Where a landowner encounters contamination of its landholdings, usually some form of remedial activities will be necessary in order to remove or ameliorate the contamination.
The science of environmental remediation has advanced considerably in the recent past and there are numerous alternate remediation methods that can be employed for similar contamination results or different land compositions. The variation in methods employed or recommended by Engineering Consultants can involve hugely different remediation technologies, results to be obtained, timeframes within which to conduct the remediation and the final result to be obtained.
A careful choice must be made in choosing the appropriate technology. The end result and the cost and methodology employed needs to be reasonable. Landowners will be required to carefully consider and weigh recovery options for different remediation scenarios before they undertake the work, to ensure recovery of remediation costs.
The writer’s precedent setting case in Tridan v.
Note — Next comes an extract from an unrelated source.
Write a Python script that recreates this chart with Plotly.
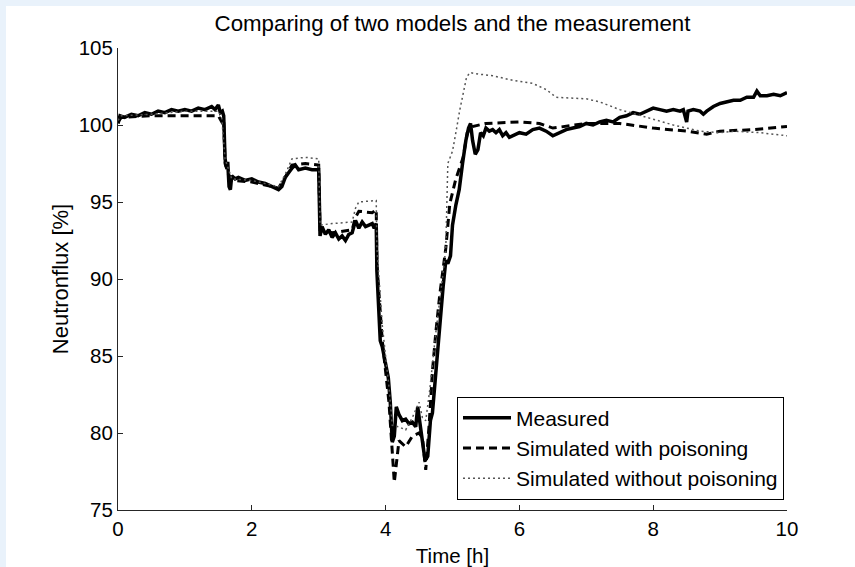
import plotly.graph_objects as go

# ---- data ----
t_meas = [0.00, 0.03, 0.10, 0.20, 0.30, 0.40, 0.50, 0.60, 0.70, 0.80, 0.90, 1.00, 1.10, 1.20, 1.30, 1.40, 1.45, 1.50,
          1.53, 1.56, 1.58, 1.60, 1.62, 1.64, 1.66, 1.68, 1.70, 1.75, 1.80, 1.90, 2.00, 2.10, 2.20, 2.30, 2.40, 2.45,
          2.50, 2.55, 2.60, 2.65, 2.70, 2.80, 2.90, 3.00, 3.02, 3.05, 3.10, 3.15, 3.20, 3.25, 3.30, 3.35, 3.40, 3.45,
          3.50, 3.55, 3.60, 3.65, 3.70, 3.75, 3.80, 3.83, 3.86, 3.87, 3.90, 3.92, 3.95, 4.00, 4.04, 4.07, 4.10, 4.13,
          4.16, 4.20, 4.25, 4.30, 4.35, 4.40, 4.45, 4.48, 4.52, 4.56, 4.59, 4.63, 4.67, 4.70, 4.74, 4.78, 4.82, 4.86,
          4.90, 4.93, 4.97, 5.00, 5.05, 5.10, 5.15, 5.20, 5.24, 5.27, 5.30, 5.34, 5.38, 5.42, 5.46, 5.50, 5.55, 5.60,
          5.65, 5.70, 5.75, 5.80, 5.85, 5.90, 6.00, 6.10, 6.20, 6.30, 6.40, 6.50, 6.60, 6.70, 6.80, 6.90, 7.00, 7.10,
          7.20, 7.30, 7.40, 7.50, 7.60, 7.70, 7.80, 7.90, 8.00, 8.10, 8.20, 8.30, 8.40, 8.45, 8.50, 8.52, 8.60, 8.70,
          8.75, 8.80, 8.90, 9.00, 9.10, 9.20, 9.30, 9.40, 9.50, 9.55, 9.60, 9.70, 9.80, 9.90, 10.00]
v_meas = [100.1, 100.6, 100.5, 100.7, 100.6, 100.8, 100.7, 100.9, 100.8, 101.0, 100.9, 101.0, 100.9, 101.1, 101.0, 101.2, 101.0, 101.3,
          100.8, 100.9, 100.6, 97.8, 97.3, 97.6, 96.0, 95.8, 96.7, 96.5, 96.6, 96.4, 96.5, 96.3, 96.2, 96.0, 95.8, 96.0,
          96.6, 96.9, 97.2, 97.4, 97.1, 97.2, 97.1, 97.1, 92.8, 93.4, 92.9, 93.2, 92.7, 93.0, 92.6, 92.8, 92.5, 92.9,
          93.0, 93.8, 93.3, 93.7, 93.4, 93.5, 93.6, 93.3, 93.6, 90.5, 88.0, 86.0, 85.6, 84.3, 83.6, 82.0, 79.4, 79.8,
          81.7, 81.2, 80.8, 80.9, 80.6, 80.7, 80.4, 81.7, 80.5, 79.0, 78.2, 78.5, 80.8, 81.3, 83.5, 85.4, 87.5, 89.5,
          91.2, 91.0, 91.5, 93.5, 94.8, 95.8, 97.5, 99.0, 99.8, 100.1, 99.0, 98.1, 98.4, 99.5, 99.3, 99.8, 99.6, 99.7,
          99.5, 99.7, 99.3, 99.5, 99.2, 99.3, 99.5, 99.4, 99.7, 99.8, 99.6, 99.3, 99.5, 99.7, 99.8, 99.9, 100.1, 100.0,
          100.2, 100.3, 100.2, 100.5, 100.6, 100.8, 100.7, 100.9, 101.1, 101.0, 100.9, 101.0, 100.9, 101.0, 100.2, 100.9, 101.0, 100.9,
          100.7, 100.9, 101.2, 101.4, 101.5, 101.6, 101.6, 101.8, 101.8, 102.2, 101.9, 101.9, 102.0, 101.9, 102.1]

t_pois = [0.00, 0.05, 0.50, 1.00, 1.50, 1.55, 1.58, 1.60, 1.65, 1.70, 2.00, 2.40, 2.50, 2.60, 2.80, 3.00, 3.02, 3.20,
          3.50, 3.55, 3.60, 3.80, 3.86, 3.87, 3.95, 4.05, 4.10, 4.13, 4.20, 4.30, 4.40, 4.50, 4.55, 4.60, 4.65, 4.70,
          4.75, 4.81, 4.90, 4.96, 5.05, 5.16, 5.22, 5.30, 5.50, 6.00, 6.30, 6.50, 7.00, 7.50, 8.00, 8.50, 8.80, 9.00,
          9.50, 10.00]
v_pois = [100.2, 100.5, 100.6, 100.6, 100.6, 100.2, 100.4, 97.5, 96.8, 96.4, 96.3, 95.9, 96.6, 97.4, 97.5, 97.4, 93.2, 93.0,
          93.2, 94.0, 94.4, 94.3, 94.5, 91.0, 86.0, 82.0, 78.5, 76.8, 79.5, 79.1, 79.8, 80.0, 79.7, 77.6, 80.5, 84.0,
          86.5, 89.0, 92.0, 94.9, 96.5, 97.9, 99.5, 99.9, 100.1, 100.2, 100.1, 99.8, 100.1, 100.1, 99.8, 99.6, 99.4, 99.6,
          99.7, 99.9]

t_nopois = [0.00, 0.05, 0.50, 1.00, 1.50, 1.55, 1.60, 1.70, 2.00, 2.40, 2.50, 2.60, 2.80, 3.00, 3.02, 3.20, 3.50, 3.55,
            3.60, 3.86, 3.87, 3.95, 4.05, 4.10, 4.20, 4.30, 4.40, 4.50, 4.55, 4.60, 4.66, 4.75, 4.84, 4.90, 4.93, 5.00,
            5.05, 5.11, 5.21, 5.26, 5.40, 5.60, 5.90, 6.20, 6.40, 6.55, 7.00, 7.20, 7.50, 8.00, 8.30, 8.70, 9.00, 9.20,
            9.60, 10.00]
v_nopois = [100.3, 100.6, 100.7, 100.9, 100.9, 100.5, 97.8, 96.5, 96.4, 96.0, 96.8, 97.8, 97.9, 97.8, 93.5, 93.6, 93.7, 94.6,
            95.0, 95.1, 92.0, 87.0, 83.0, 80.5, 80.4, 80.2, 81.0, 82.0, 81.0, 80.8, 82.8, 86.5, 89.7, 92.0, 97.5, 98.3,
            99.5, 101.0, 103.1, 103.4, 103.3, 103.2, 102.9, 102.7, 102.3, 101.8, 101.7, 101.5, 101.0, 100.4, 100.0, 99.6, 99.5, 99.6,
            99.5, 99.3]

x_ticks = [0, 2, 4, 6, 8, 10]
y_ticks = [75, 80, 85, 90, 95, 100, 105]

FONT = "Liberation Sans, Arial, Helvetica, sans-serif"

fig = go.Figure()
fig.add_trace(go.Scatter(x=t_meas, y=v_meas, mode="lines", name="Measured",
                         line=dict(color="black", width=3.5)))
fig.add_trace(go.Scatter(x=t_pois, y=v_pois, mode="lines", name="Simulated with poisoning",
                         line=dict(color="black", width=3, dash="8px,5px")))
fig.add_trace(go.Scatter(x=t_nopois, y=v_nopois, mode="lines", name="Simulated without poisoning",
                         line=dict(color="#555555", width=1.5, dash="2px,3px")))

L, R, T, B = 118, 787, 48, 510
W, H = 855, 567
pw, ph = R - L, B - T

fig.update_layout(
    width=W, height=H,
    margin=dict(l=L, r=W - R, t=T, b=H - B, autoexpand=False),
    paper_bgcolor="#e9f2fb",
    plot_bgcolor="white",
    font=dict(family=FONT, size=20.5, color="black"),
    title=dict(text="Comparing of two models and the measurement", x=(L + pw / 2) / W, xanchor="center",
               y=1 - 23 / H, yanchor="middle", font=dict(size=22.3)),
    showlegend=True,
    legend=dict(x=(784 - L) / pw, y=(B - 448) / ph, xanchor="right", yanchor="middle",
                bgcolor="white", bordercolor="black", borderwidth=1, font=dict(size=21),
                tracegroupgap=0, itemwidth=48),
    shapes=[dict(type="rect", xref="paper", yref="paper",
                 x0=(6 - L) / pw, x1=(W + 5 - L) / pw, y0=-(H + 5 - B) / ph, y1=1 + (T - 6) / ph,
                 fillcolor="white", line=dict(width=0), layer="below")],
)
fig.update_xaxes(range=[0, 10], tickvals=x_ticks, ticks="inside", ticklen=5, tickcolor="#262626",
                 showline=True, linecolor="#262626", linewidth=1, showgrid=False, zeroline=False,
                 automargin=False,
                 title=dict(text="Time [h]", standoff=10, font=dict(size=20.5)), tickfont=dict(size=20.5))
fig.update_yaxes(range=[75, 105], tickvals=y_ticks, ticks="inside", ticklen=5, tickcolor="#262626",
                 showline=True, linecolor="#262626", linewidth=1, showgrid=False, zeroline=False,
                 automargin=False,
                 title=dict(text="Neutronflux [%]", standoff=3, font=dict(size=22)), tickfont=dict(size=20.5))

fig.write_html("out.html")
Shell provided very clearly that whatever remediation strategy is employed by an aggrieved person needs to be reasonable, having mind to the costs involved and the value of the land under consideration.
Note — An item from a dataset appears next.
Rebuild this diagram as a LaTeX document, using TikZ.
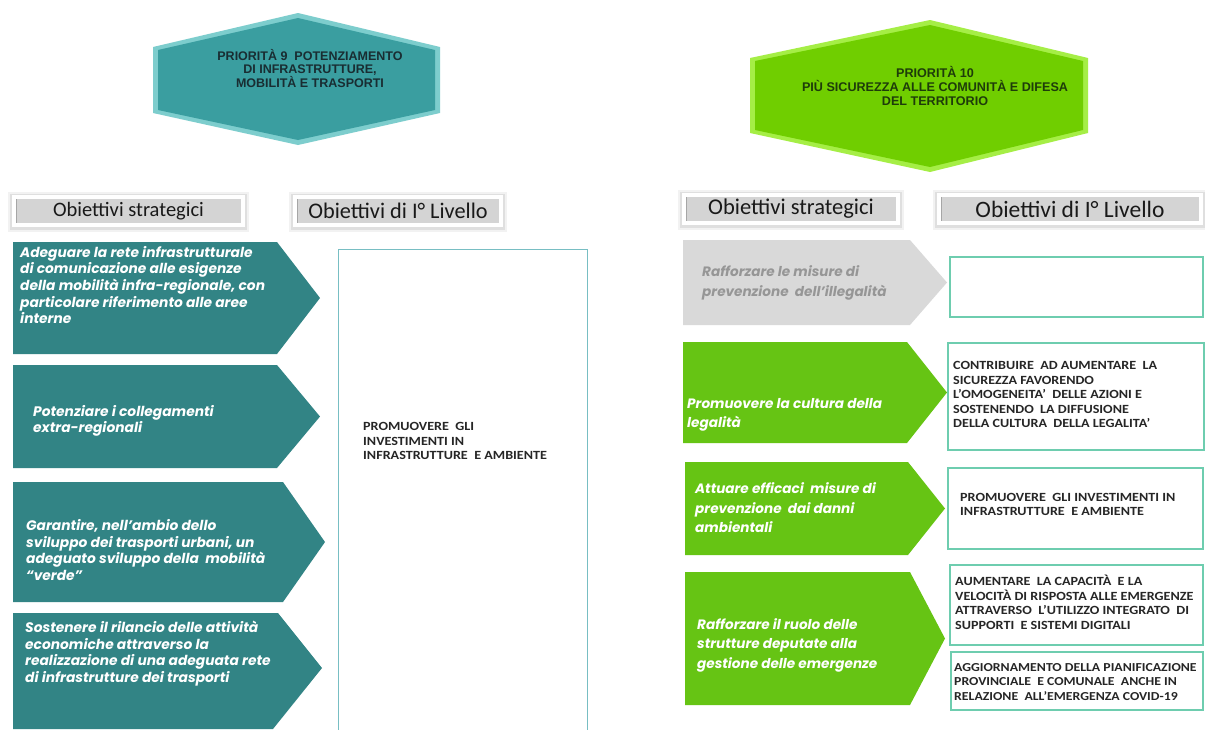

Not only will different strategies impact on remediation costs but the result obtained may differ with different technologies resulting in different levels of residual stigma with respect to any remaining contamination on a contaminated site. It is often extremely difficult to ameliorate all contamination at a contaminated site and the residual level will be an important consideration, potentially impacting values.
Landowners might consider remediation strategies involving other options such as obtaining a remediation to levels in excess of guidelines under a risk assessment but these can have serious value impacts and marketability considerations. While Engineers are skilled at recommending and choosing remediation strategies on a contaminated site, a legal analysis is required to ensure that any monies to be spent for remediation costs will be fully recoverable from the wrongdoer.
The choice of remediation technology often involves “dig and dump” strategy wherein impacted soils are removed from the site at great cost and taken to a landfill. Landowners choosing this scenario need to be mindful of the recent amendments to the Environmental Protection Act allowing for the re-use and remediation on site of contaminated soils. Whereas previously, soils with any level of contamination had to be removed from the site, incurring tipping fees for their disposition, the excess soil regulations recently completed by the MOECP provide for the onsite treatment and transport of some contaminated soils. These provisions were to have come into force in July of 2020 but the recent COVID restrictions resulted in them being delayed with the expected implementation now being January of 2021. Given that this date is not very far off, landowners will need to be extremely careful in employing technologies that do not take advantage of the future excess soil regulation with which we will be dealing with shortly.
In conclusion, the choice of a remedy is not simply an Engineering question where recovery from a polluter is contemplated. The Courts insist and a polluter is entitled to rely on the proviso that remediation costs need to be reasonable bearing in mind all reasonable strategies, the costing involved and the resultant impact to the land under consideration.